Race to Nowhere, a documentary about the stress that college-bound teenagers experience, has gotten a lot of attention.
I first heard about Race to Nowhere a couple of weeks ago after I gave a college presentation to a group of financial advisers and their clients in Irvine, CA. An adviser, who raved about the film, wrote its title on his business card so I wouldn’t forget it.
Tracking down the documentary was on my list of things to do when I saw a story on the film this week on The Today Show.
A Wake-Up Call?
Race to Nowhere is supposed to serve as a wake-up call to the pressures that teenagers are under to excel in high school. Here’s a blurb from the film’s website that describes the documentary:
Featuring the heartbreaking stories of young people in all types of communities who have been pushed to the brink, educators who are burned out and worried that students aren’t developing the skills they need, and parents who are trying to do what’s best for their kids, Race to Nowhere points to the silent epidemic in our schools: cheating has become commonplace, students have become disengaged, stress-related illness, depression and burnout are rampant, and young people arrive at college and the workplace unprepared and uninspired.
Take a Deep Breath
It sounds really grim. Right? At the risk of commenting on the Race To Nowhere, a movie that I’ve only read about and not seen yet, I do want to inject something here that might prevent some parental hyperventilating.
When I hear students talking about how they are essentially sacrificing their lives to get into colleges, I shake my head. Students don’t have to do this. Close to 70% of high school students get into their first choice colleges and universities. Frankly, that doesn’t sound like an impossible task.
The stress, however, jumps exponentially when students aim for the most exclusive schools in the country – the Ivies and the top 15 or 20 schools in the liberal arts and national university categories in the US News & World Report college rankings. And the sort of kids who are aiming for these schools tend to be affluent students who attend top suburban high schools and private schools.
I think a lot of this college angst is unnecessary. Folks, there are thousands of colleges and universities out there. And they don’t expect a student to take three, four or five AP classes a semester. They don’t expect you to be involved in multiple outside activities. They don’t expect students to ace their ACT or SAT test. These schools want good students, but they don’t expect perfection.

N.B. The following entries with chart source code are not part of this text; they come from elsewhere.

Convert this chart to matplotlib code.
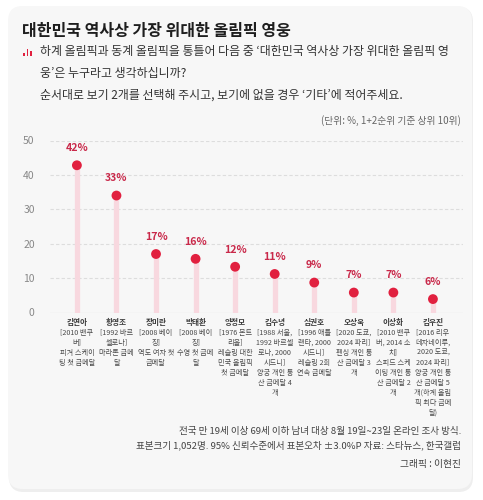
import matplotlib
matplotlib.use("Agg")
import matplotlib.pyplot as plt
from matplotlib.patches import FancyBboxPatch, Rectangle

plt.rcParams['font.family'] = ['Noto Sans CJK KR', 'DejaVu Sans']

# data
names = ['김연아', '황영조', '장미란', '박태환', '양정모',
         '김수녕', '심권호', '오상욱', '이상화', '김우진']
details = [
    ['[2010 밴쿠', '버]', '피겨 스케이', '팅 첫 금메달'],
    ['[1992 바르', '셀로나]', '마라톤 금메', '달'],
    ['[2008 베이', '징]', '역도 여자 첫', '금메달'],
    ['[2008 베이', '징]', '수영 첫 금메', '달'],
    ['[1976 몬트', '리올]', '레슬링 대한', '민국 올림픽', '첫 금메달'],
    ['[1988 서울,', '1992 바르셀', '로나, 2000', '시드니]', '양궁 개인 통', '산 금메달 4', '개'],
    ['[1996 애틀', '랜타, 2000', '시드니]', '레슬링 2회', '연속 금메달'],
    ['[2020 도쿄,', '2024 파리]', '펜싱 개인 통', '산 금메달 3', '개'],
    ['[2010 밴쿠', '버, 2014 소', '치]', '스피드 스케', '이팅 개인 통', '산 금메달 2', '개'],
    ['[2016 리우', '데자네이루,', '2020 도쿄,', '2024 파리]', '양궁 개인 통', '산 금메달 5',
     '개(하계 올림', '픽 최다 금메', '달)'],
]
values = [42.8, 34.0, 17.0, 15.6, 13.3, 11.2, 8.7, 5.8, 5.8, 3.9]
value_labels = ['42%', '33%', '17%', '16%', '12%', '11%', '9%', '7%', '7%', '6%']
yticks = [0, 10, 20, 30, 40, 50]

title = '대한민국 역사상 가장 위대한 올림픽 영웅'
question = ['하계 올림픽과 동계 올림픽을 통틀어 다음 중 ‘대한민국 역사상 가장 위대한 올림픽 영',
            '웅’은 누구라고 생각하십니까?',
            '순서대로 보기 2개를 선택해 주시고, 보기에 없을 경우 ‘기타’에 적어주세요.']
unit_note = '(단위: %, 1+2순위 기준 상위 10위)'
footer = ['전국 만 19세 이상 69세 이하 남녀 대상 8월 19일~23일 온라인 조사 방식.',
          '표본크기 1,052명. 95% 신뢰수준에서 표본오차 ±3.0%P 자료: 스타뉴스, 한국갤럽']
credit = '그래픽 : 이현진'

W, H = 483, 500
RED = '#e1203f'
PINK = '#f8d8df'


def fx(px):
    return px / W


def fy(py):
    return 1 - py / H


fig = plt.figure(figsize=(4.83, 5.0), dpi=100)
fig.patch.set_facecolor('white')

# card with a soft shadow (kept behind the axes)
fig.patches.append(FancyBboxPatch((fx(9), fy(492)), fx(464), 485 / H,
                                  boxstyle='round,pad=0,rounding_size=0.03',
                                  transform=fig.transFigure, facecolor='#eeeeee',
                                  edgecolor='none', zorder=-3))
fig.patches.append(FancyBboxPatch((fx(8), fy(489)), fx(464), 483 / H,
                                  boxstyle='round,pad=0,rounding_size=0.03',
                                  transform=fig.transFigure, facecolor='#f7f7f7',
                                  edgecolor='none', zorder=-2))

# header texts
fig.text(fx(22), fy(31), title, fontsize=11.5, fontweight='bold', color='#1e1e1e', va='center')
for (bx, bh) in [(23, 3), (26.5, 7), (30, 5)]:
    fig.patches.append(Rectangle((fx(bx), fy(56)), fx(1.8), bh / H,
                                 transform=fig.transFigure, facecolor=RED,
                                 edgecolor='none', zorder=1))
for i, line in enumerate(question):
    fig.text(fx(40), fy(52 + i * 21.5), line, fontsize=8.6, color='#333333', va='center')
fig.text(fx(461), fy(121), unit_note, fontsize=7.0, color='#666666', va='center', ha='right')

# chart
ax = fig.add_axes([fx(50), fy(312.5), fx(413), 172 / H])
ax.set_facecolor('none')
x = list(range(len(values)))
ax.vlines(x, 0, values, color=PINK, linewidth=3.8, zorder=2)
ax.scatter(x, values, s=50, color=RED, zorder=3, edgecolors='none')
for xi, v, lab in zip(x, values, value_labels):
    ax.annotate(lab, (xi, v), xytext=(0, 12.3), textcoords='offset points',
                ha='center', va='center', fontsize=7.6, fontweight='bold',
                color='#c9294a', annotation_clip=False)

ax.set_xlim(-0.68, 9.76)
ax.set_ylim(0, 50)
ax.set_yticks(yticks)
ax.set_yticklabels([str(t) for t in yticks], fontsize=7.5, color='#888888')
ax.tick_params(axis='y', length=0, pad=11)
ax.set_xticks([])
for t in yticks[1:]:
    ax.axhline(t, color='#dddddd', linewidth=0.8, linestyle=(0, (3, 2)), zorder=1)
ax.axhline(0, color='#e2e2e2', linewidth=0.9, zorder=1)
for s in ax.spines.values():
    s.set_visible(False)

# category labels under the axis
for xi, name, lines in zip(x, names, details):
    px = 50 + (xi + 0.68) * 39.56
    fig.text(fx(px), fy(322.5), name, fontsize=5.5, fontweight='bold',
             color='#3a3a3a', ha='center', va='center')
    for j, line in enumerate(lines):
        fig.text(fx(px), fy(332.5 + j * 10), line, fontsize=5.15,
                 color='#4a4a4a', ha='center', va='center')

# footer
for i, line in enumerate(footer):
    fig.text(fx(461), fy(431.5 + i * 13.5), line, fontsize=6.9, color='#444444',
             ha='right', va='center')
fig.text(fx(461), fy(463.5), credit, fontsize=7.0, color='#444444', ha='right', va='center')

fig.savefig('out.png', dpi=100)
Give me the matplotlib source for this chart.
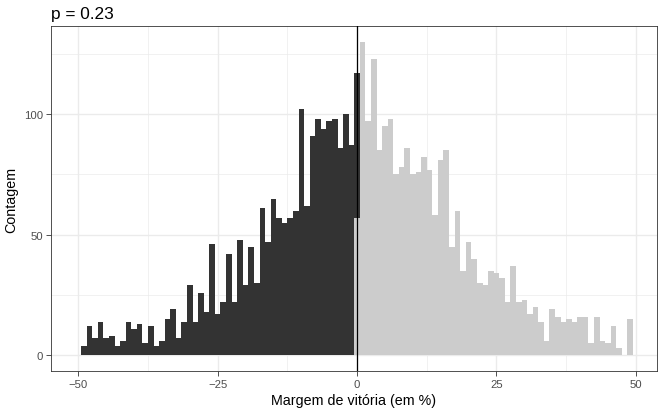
import matplotlib.pyplot as plt
import numpy as np

plt.rcParams['font.family'] = ['Liberation Sans', 'DejaVu Sans']

# contagens por faixa de 1 ponto (centro da faixa)
neg_bins = list(range(-49, 1))
neg_counts = [4, 12, 7, 14, 7, 8, 4, 6, 14, 11,
              13, 5, 12, 4, 6, 15, 19, 7, 14, 29,
              14, 26, 18, 46, 17, 22, 42, 22, 48, 29,
              45, 30, 61, 47, 65, 57, 55, 57, 60, 102,
              62, 91, 98, 94, 97, 98, 86, 100, 87, 60]

pos_bins = list(range(0, 50))
pos_counts = [57, 130, 97, 123, 85, 95, 98, 75, 78, 86,
              75, 76, 82, 77, 58, 81, 85, 45, 60, 35,
              47, 40, 30, 29, 35, 34, 32, 22, 37, 22,
              23, 17, 20, 14, 6, 19, 16, 14, 15, 14,
              16, 16, 5, 16, 6, 5, 12, 3, 0, 15]

title = 'p = 0.23'
xlabel = 'Margem de vitória (em %)'
ylabel = 'Contagem'

W, H = 668, 410
fig = plt.figure(figsize=(W / 100, H / 100), dpi=100)
ax = fig.add_axes([51 / W, 1 - 372 / H, (657 - 51) / W, (372 - 27) / H])

grid_c = '#ebebeb'
ax.set_axisbelow(True)
for v in [-37.5, -12.5, 12.5, 37.5]:
    ax.axvline(v, color=grid_c, lw=0.5, zorder=0)
for v in [25, 75, 125]:
    ax.axhline(v, color=grid_c, lw=0.5, zorder=0)
for v in [-50, -25, 0, 25, 50]:
    ax.axvline(v, color=grid_c, lw=1.0, zorder=0)
for v in [0, 50, 100]:
    ax.axhline(v, color=grid_c, lw=1.0, zorder=0)

pos_lookup = dict(zip(pos_bins, pos_counts))
ax.bar(pos_bins, pos_counts, width=1.0, color='#cccccc', linewidth=0, zorder=2)
neg_bottom = [pos_lookup[b] if b in pos_lookup else 0 for b in neg_bins]
ax.bar(neg_bins, neg_counts, width=1.0, bottom=neg_bottom,
       color='#333333', linewidth=0, zorder=2)

ax.axvline(0, color='black', lw=0.9, zorder=3)

ax.set_xlim(-54.9, 53.8)
ax.set_ylim(-6.5, 136.5)
ax.set_xticks([-50, -25, 0, 25, 50])
ax.set_yticks([0, 50, 100])

for s in ax.spines.values():
    s.set_color('#333333')
    s.set_linewidth(0.6)

ax.tick_params(axis='both', length=3.5, width=0.6, color='#333333',
               labelcolor='#4d4d4d', labelsize=8.2, pad=2)
ax.set_xlabel(xlabel, fontsize=10.3, labelpad=3)
ax.set_ylabel(ylabel, fontsize=10.3, labelpad=4)

fig.text(51 / W, 1 - 19 / H, title, fontsize=12.4, ha='left', va='baseline')

fig.savefig('out.png', dpi=100)
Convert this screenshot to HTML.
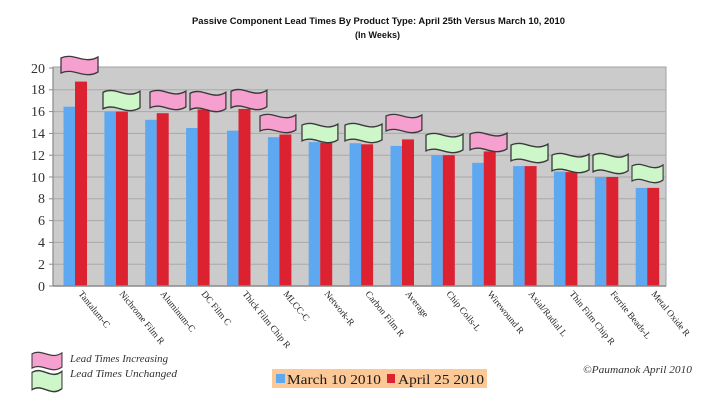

My advice to students is to stop fixating on the same small group of highly recognizable colleges and universities that the most stressed high schools students are typically focused on. And please stop assuming that this tiny cohort of highly elite schools represent the nation’s best!
Broaden your search for colleges and then you can reclaim your teenager years. You will be happier that you did and you’ll probably ultimately find a college that’s a better fit.